Railway line in Italy

The Santhià–Arona railway is a railway line in Piedmont, Italy. It was inaugurated from 1905 to 1906.

== Suspension and reopening ==
The service on the railway was suspended from 17 June 2012, by decision of the Piedmont Region. At the time of its closure, the line was served by sixteen trains per day on weekdays and six on weekends, with an average use of fifty passengers per train.

At a meeting in September 2019, a representative of the regional council declared that reopening the line was not financially viable, costing 3.4 million euros more than a bus replacement service. In response, an association for the Turin-Switzerland line stated that the council's decisions, while correct from an accounting perspective, threatened the socioeconomic development of the region.

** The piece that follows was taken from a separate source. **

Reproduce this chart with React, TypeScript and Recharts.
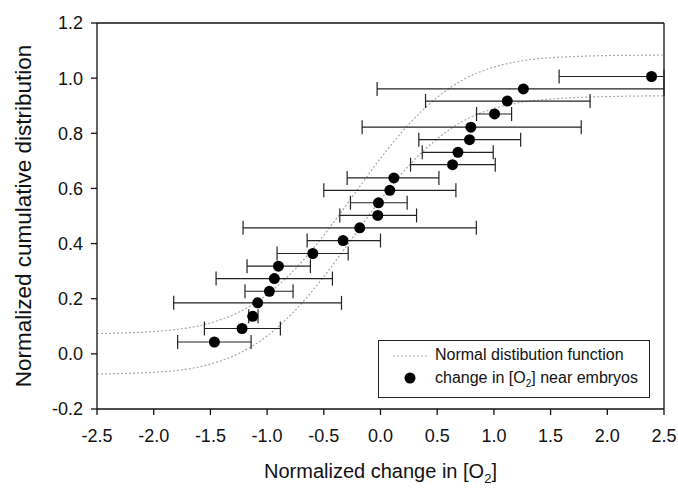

In January 2022, it was reported that the regional government was prioritising the reopening of the line in talks with FS. In November 2022, it was announced that the line would be reopened by 2024–25, following a campaign by Alberto Gusmeroli, a deputy for the Piedmont 2 constituency.

== Stations ==

=== Santhià ===

Opened in 1856, Santhià railway station sits at the junction of the Turin–Milan, Santhià–Biella and Santhià–Arona railway lines.

=== Rovasenda Alta ===

Rovasenda Alta railway station interchanges with the Biella–Novara railway through the nearby Rovasenda railway station.

=== Romagnano Sesia ===

Romagnano Sesia railway station interchanges with the Novara–Varallo railway.

=== Arona ===

Arona railway station sits at the junction of the Domodossola–Milan, Arona–Novara and Santhià–Arona railway lines.